Good Lord, it [Dune] was even worse than I remembered

I saw the movie after being obsessed with the book back in High School. I remember being disappointed that it was so cut. They even cut stuff that made the comic book adaptation. I was also upset that they cut out stuff that Frank Herbert had insisted be included, like the death of Thufir. There was this Waldenbooks tape of an interview with Herbert and Lynch and they hint at it. Apparently, the studio wanted Thufir to appear in the sequel and Herbert put his foot down. So in the interview, they laugh and then state that the film has at least ONE scene that is directly from the book. They put it back in the Alan Smithee cut.

There never was actually a 4 hour cut. It was supposedly the rough cut with redundant shots and angles that was 4 hours. The script is available online if you look for it and there’s not that much more to it. When they added back stuff for the Alan Smithee cut they had to film new scenes, such as Fremen in robes (since they didn’t have access to the stillsuits-I saw one in a Planet Hollywood. All rotted out latex.).

As disappointed as I was, I do have a perverse fascination with the film. If I divorce it from Frank Herbert and look at it as a David Lynch sci fi film, it almost works. It is a definite progeny of Eraserhead and Elephant Man. I think it is ultimately a noble failure. Still interesting as a multimillion dollar art film.

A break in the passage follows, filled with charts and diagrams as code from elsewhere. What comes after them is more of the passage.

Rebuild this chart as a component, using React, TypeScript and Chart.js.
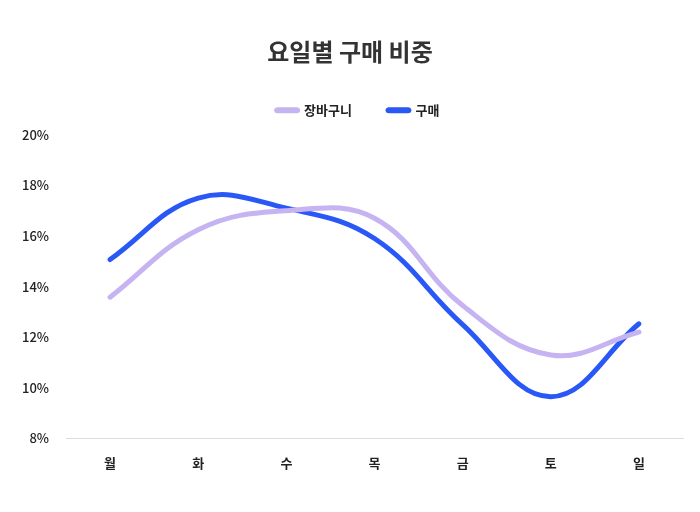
import { useEffect, useRef } from "react";
import { Chart, registerables } from "chart.js";

Chart.register(...registerables);

const days = ["월", "화", "수", "목", "금", "토", "일"];
const cartShare = [13.58, 16.25, 17.0, 16.7, 13.25, 11.3, 12.2];
const purchaseShare = [15.07, 17.5, 17.1, 15.9, 12.5, 9.65, 12.53];

const FONT = "'Noto Sans CJK KR', 'Noto Sans', sans-serif";

// a bit more room under the legend, and nudge it right like the original
const legendTweak = {
  id: "legendTweak",
  beforeInit(chart: any) {
    const fit = chart.legend.fit;
    chart.legend.fit = function () {
      fit.call(this);
      this.height += 8;
    };
  },
  afterLayout(chart: any) {
    chart.legend.left += 10;
    chart.legend.right += 10;
    chart.titleBlock.left += 2;
    chart.titleBlock.right += 2;
  },
};

export default function App() {
  const canvasRef = useRef<HTMLCanvasElement | null>(null);
  const chartRef = useRef<Chart | null>(null);

  useEffect(() => {
    if (!canvasRef.current) return;
    const ctx = canvasRef.current.getContext("2d");
    if (!ctx) return;

    chartRef.current = new Chart(ctx, {
      type: "line",
      data: {
        labels: days,
        datasets: [
          {
            label: "장바구니",
            data: cartShare,
            borderColor: "#c5b3f2",
            backgroundColor: "#c5b3f2",
            borderWidth: 5,
            pointRadius: 0,
            tension: 0.4,
            borderCapStyle: "round",
          },
          {
            label: "구매",
            data: purchaseShare,
            borderColor: "#2a58f6",
            backgroundColor: "#2a58f6",
            borderWidth: 5,
            pointRadius: 0,
            tension: 0.4,
            borderCapStyle: "round",
          },
        ],
      },
      plugins: [legendTweak],
      options: {
        responsive: false,
        animation: false,
        layout: { padding: { top: 37, left: 13, right: 17, bottom: 32 } },
        plugins: {
          title: {
            display: true,
            text: "요일별 구매 비중",
            color: "#333333",
            font: { family: FONT, size: 24, weight: "bold" },
            padding: { top: 0, bottom: 2 },
          },
          legend: {
            position: "top",
            labels: {
              color: "#222222",
              boxWidth: 21,
              boxHeight: 1,
              useBorderRadius: true,
              borderRadius: 1,
              padding: 36,
              font: { family: FONT, size: 13, weight: "bold" },
            },
          },
          tooltip: { enabled: false },
        },
        scales: {
          x: {
            offset: true,
            grid: { display: false },
            border: { display: true, color: "#dddddd", width: 1 },
            ticks: {
              color: "#222222",
              padding: 9,
              font: { family: FONT, size: 13, weight: "bold" },
            },
          },
          y: {
            min: 8,
            max: 20,
            grid: { display: false },
            border: { display: false },
            ticks: {
              stepSize: 2,
              color: "#222222",
              padding: 9,
              font: { family: FONT, size: 13, weight: "500" },
              callback: (v) => `${v}%`,
            },
          },
        },
      },
    });

    return () => {
      chartRef.current?.destroy();
      chartRef.current = null;
    };
  }, []);

  return (
    <div
      style={{
        position: "absolute",
        left: 0,
        top: 0,
        width: "700px",
        height: "512px",
        background: "#ffffff",
      }}
    >
      <canvas ref={canvasRef} width={700} height={512} />
    </div>
  );
}
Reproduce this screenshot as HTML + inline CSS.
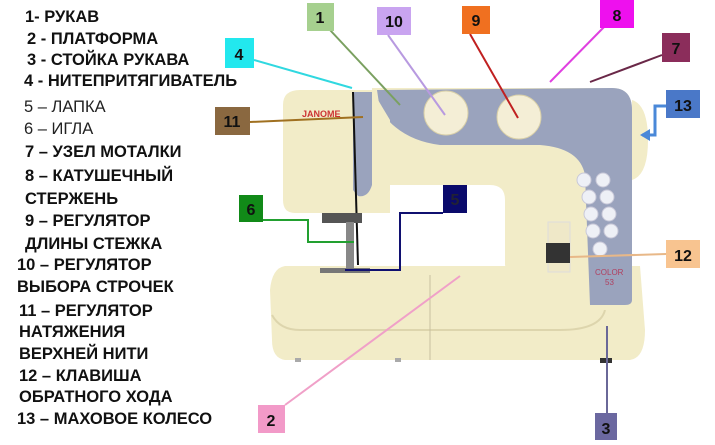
<!DOCTYPE html>
<html><head><meta charset="utf-8"><style>
html,body{margin:0;padding:0;background:#fff;}
svg{display:block}
text{font-family:"Liberation Sans","DejaVu Sans",sans-serif;}
.l{font-size:16.5px;font-weight:bold;fill:#111}
.n{font-size:16.5px;fill:#222}
.b{font-size:16px;font-weight:bold;fill:#111;text-anchor:middle}
</style></head><body>
<svg width="715" height="445" viewBox="0 0 715 445" xmlns="http://www.w3.org/2000/svg">
<rect width="715" height="445" fill="#fff"/>
<!-- base -->
<path d="M285,266 L640,266 L645,330 Q645,358 630,360 L285,360 Q272,358 272,340 L270,290 Q272,268 285,266 z" fill="#f2ecc8"/>
<path d="M272,315 Q280,330 300,330 L560,330 Q600,330 605,310" fill="none" stroke="#ddd5ad" stroke-width="2"/>
<line x1="430" y1="275" x2="430" y2="360" stroke="#c8c0a0" stroke-width="1"/>
<rect x="295" y="358" width="6" height="4" fill="#aaa"/><rect x="395" y="358" width="6" height="4" fill="#aaa"/><rect x="600" y="358" width="12" height="5" fill="#333"/>
<!-- right column and arm -->
<path d="M372,88 L612,88 Q632,88 632,110 L632,300 Q632,310 620,310 L520,310 L505,265 L505,200 Q505,185 490,185 L372,185 z" fill="#f2ecc8"/>
<path d="M377,90 L612,88 Q632,88 632,110 L632,300 Q632,305 625,305 L590,305 L585,175 Q580,148 540,145 L440,145 Q400,140 380,110 z" fill="#9aa3bd"/>
<!-- head -->
<path d="M300,90 L372,90 L390,120 L390,213 L295,213 Q283,213 283,200 L283,105 Q283,90 300,90 z" fill="#f2ecc8"/>
<path d="M353,92 L372,92 L372,185 Q368,198 358,196 L353,190 z" fill="#9aa3bd"/>
<line x1="353" y1="92" x2="358" y2="265" stroke="#111" stroke-width="2"/>
<text x="302" y="117" font-size="9" font-weight="bold" fill="#c33">JANOME</text>
<circle cx="446" cy="113" r="22" fill="#f4eed6" stroke="#d8cfa8"/>
<circle cx="519" cy="117" r="22" fill="#f4eed6" stroke="#d8cfa8"/>
<text x="595" y="275" font-size="8" fill="#b04060">COLOR</text>
<text x="605" y="285" font-size="8" fill="#b04060">53</text>
<g fill="#eef0f6" stroke="#c8c8d8"><circle cx="584" cy="180" r="7"/><circle cx="603" cy="180" r="7"/><circle cx="589" cy="197" r="7"/><circle cx="607" cy="197" r="7"/><circle cx="591" cy="214" r="7"/><circle cx="609" cy="214" r="7"/><circle cx="593" cy="231" r="7"/><circle cx="611" cy="231" r="7"/><circle cx="600" cy="249" r="7"/></g>
<rect x="548" y="222" width="22" height="50" fill="#efe8c8" stroke="#ddd"/>
<rect x="546" y="243" width="24" height="20" fill="#333"/>
<path d="M632,100 Q648,105 648,140 Q648,175 632,180 z" fill="#f2ecc8"/>
<rect x="322" y="213" width="40" height="10" fill="#555"/>
<rect x="346" y="222" width="8" height="48" fill="#888"/>
<rect x="320" y="268" width="50" height="5" fill="#777"/>
<g stroke-width="2" fill="none">
<line x1="330" y1="30" x2="400" y2="105" stroke="#7aa060"/>
<line x1="388" y1="35" x2="445" y2="115" stroke="#b89ae0"/>
<line x1="470" y1="34" x2="518" y2="118" stroke="#c02020"/>
<line x1="605" y1="26" x2="550" y2="82" stroke="#e040e0"/>
<line x1="662" y1="55" x2="590" y2="82" stroke="#6a2848"/>
<line x1="254" y1="60" x2="352" y2="88" stroke="#30d8e0"/>
<line x1="250" y1="122" x2="363" y2="117" stroke="#a07020"/>
<path d="M666,106 L655,106 L655,135 L642,135" stroke="#4a88d8" stroke-width="3"/>
<path d="M263,220 L308,220 L308,242 L354,242" stroke="#22a030"/>
<path d="M443,213 L400,213 L400,270 L345,270" stroke="#101070"/>
<line x1="666" y1="254" x2="570" y2="257" stroke="#e8b888"/>
<line x1="285" y1="405" x2="460" y2="276" stroke="#f0a0c8"/>
<line x1="607" y1="413" x2="607" y2="326" stroke="#6a6898"/>
</g>
<path d="M640,135 L650,129 L650,141 z" fill="#4a88d8"/>
<rect x="307" y="3" width="27" height="28" fill="#a6d08f"/><text class="b" x="320" y="23">1</text>
<rect x="377" y="7" width="34" height="28" fill="#c9a4f0"/><text class="b" x="394" y="27">10</text>
<rect x="462" y="6" width="28" height="28" fill="#f07020"/><text class="b" x="476" y="26">9</text>
<rect x="600" y="0" width="34" height="28" fill="#ee10ee"/><text class="b" x="617" y="21">8</text>
<rect x="662" y="33" width="28" height="29" fill="#8b2d5b"/><text class="b" x="676" y="54">7</text>
<rect x="225" y="38" width="29" height="30" fill="#22e8ee"/><text class="b" x="239" y="60">4</text>
<rect x="215" y="107" width="35" height="28" fill="#8a6840"/><text class="b" x="232" y="127">11</text>
<rect x="666" y="90" width="34" height="28" fill="#4a78c8"/><text class="b" x="683" y="111">13</text>
<rect x="239" y="195" width="24" height="27" fill="#118a18"/><text class="b" x="251" y="215">6</text>
<rect x="443" y="185" width="24" height="28" fill="#0a0a6b"/><text class="b" x="455" y="205" style="fill:#223">5</text>
<rect x="666" y="240" width="34" height="28" fill="#f8c490"/><text class="b" x="683" y="261">12</text>
<rect x="258" y="405" width="27" height="28" fill="#f29ac8"/><text class="b" x="271" y="426">2</text>
<rect x="595" y="413" width="22" height="27" fill="#6b68a0"/><text class="b" x="606" y="434">3</text>
<text class="l" x="25" y="22">1- РУКАВ</text>
<text class="l" x="27" y="44">2 - ПЛАТФОРМА</text>
<text class="l" x="27" y="65">3 - СТОЙКА РУКАВА</text>
<text class="l" x="24" y="86">4 - НИТЕПРИТЯГИВАТЕЛЬ</text>
<text class="n" x="24" y="112">5 – ЛАПКА</text>
<text class="n" x="24" y="134">6 – ИГЛА</text>
<text class="l" x="25" y="157">7 – УЗЕЛ МОТАЛКИ</text>
<text class="l" x="25" y="181">8 – КАТУШЕЧНЫЙ</text>
<text class="l" x="25" y="204">СТЕРЖЕНЬ</text>
<text class="l" x="25" y="226">9 – РЕГУЛЯТОР</text>
<text class="l" x="25" y="249">ДЛИНЫ СТЕЖКА</text>
<text class="l" x="17" y="270">10 – РЕГУЛЯТОР</text>
<text class="l" x="17" y="292">ВЫБОРА СТРОЧЕК</text>
<text class="l" x="19" y="316">11 – РЕГУЛЯТОР</text>
<text class="l" x="19" y="337">НАТЯЖЕНИЯ</text>
<text class="l" x="19" y="359">ВЕРХНЕЙ НИТИ</text>
<text class="l" x="19" y="381">12 – КЛАВИША</text>
<text class="l" x="19" y="402">ОБРАТНОГО ХОДА</text>
<text class="l" x="17" y="424">13 – МАХОВОЕ КОЛЕСО</text>
</svg>
</body></html>
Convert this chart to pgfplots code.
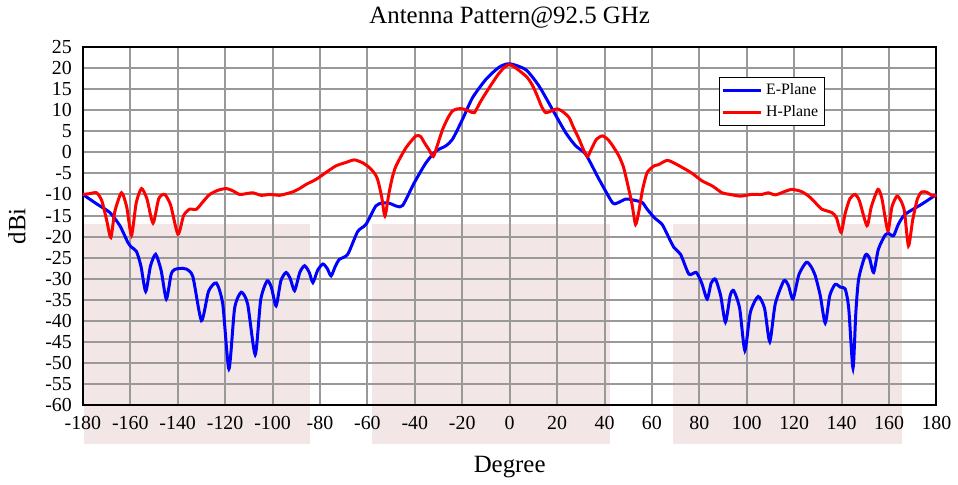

As far as the Sci-Fi miniseries, I like it. Some of the bad fan reviews are more from the usual obsessives who don’t understand how adaptations work and think that every word is the inspired word of god.

First, one must get past the aesthetic decision they made. They realized that on a Sci-Fi Channel budget they were only going to get a certain level of production value. For good or bad, they decided to make it look almost like a stage play with translight backdrops for backgrounds. The costumes are light and airy and look like a stage play, too. This is probably their greatest failing, in my opinion. I don’t mind the backgrounds that shimmer and wave, but the silly hats were a bad idea.

The biggest complaint I remember from the Dune message boards was the expansion of the Princess Irulan character. It reminds me of the fuss over Arwen in Lord of the Rings. Both characters are important in concept, but virtual non-entities in the story. What they did with Irulan was conflate her character with Count Fenring’s wife, giving her something to do other than being the prize at the end. Considering how her character becomes more important in the sequels, it makes perfect sense to combine characters and make her relevant to the plot. They do it in “real life” stories, all the time. Conservation of characters, it is called, I believe.

The Sci-Fi miniseries gets the overall concepts of the story out better. No soundguns, but instead the Bene Gesserit fighting style taught to a people made even tougher by their environment.

For what it is worth, the sequel Children of Dune mini is even better. They learned their lesson in the aesthetics, and costuming. They also didn’t dumb the story down to make it more easily understandable. It seems more like real science-fiction than the glossy original. Also, Alia is smokin’ hawt.

I saw it on HBO in 1984ish, before I read the book. It was my first David Lynch film.
I thought it was pretty cool. The ‘Neo-baroque’ style was really different at the time. Sure, it was weird, but the book is full of weird stuff, and things that happen on other planets are weird by definition, yes? There were so many little things that I still remember, like the guy speaking one language into the 1930’s microphone and another language coming out the speaker was pretty cool. The navigator creature in the aquarium. Lady Jessica growling “you don’t have to fight over me” to the co-pilot, and then he kills the pilot. And I thought Sean Young was the most beautiful woman in film at the time, the plot was easy for a drunken 19-year old to follow, and best of all it was science fiction that didn’t try to be Star Wars.

I read the book a few years later and I see how Lynch compressed the story to fit it into a 2-hour movie. I have no problem with that in general, that’s just the way it is with the standard movie running about 2 hours. It’s not a perfect film, or a perfect adaptation of a novel to the screen, but I thought it worked.

Didn’t hurt that Leto is played by James McAvoy, who is a superb actor. And the rest of the cast also improved on the acting in the Dune miniseries.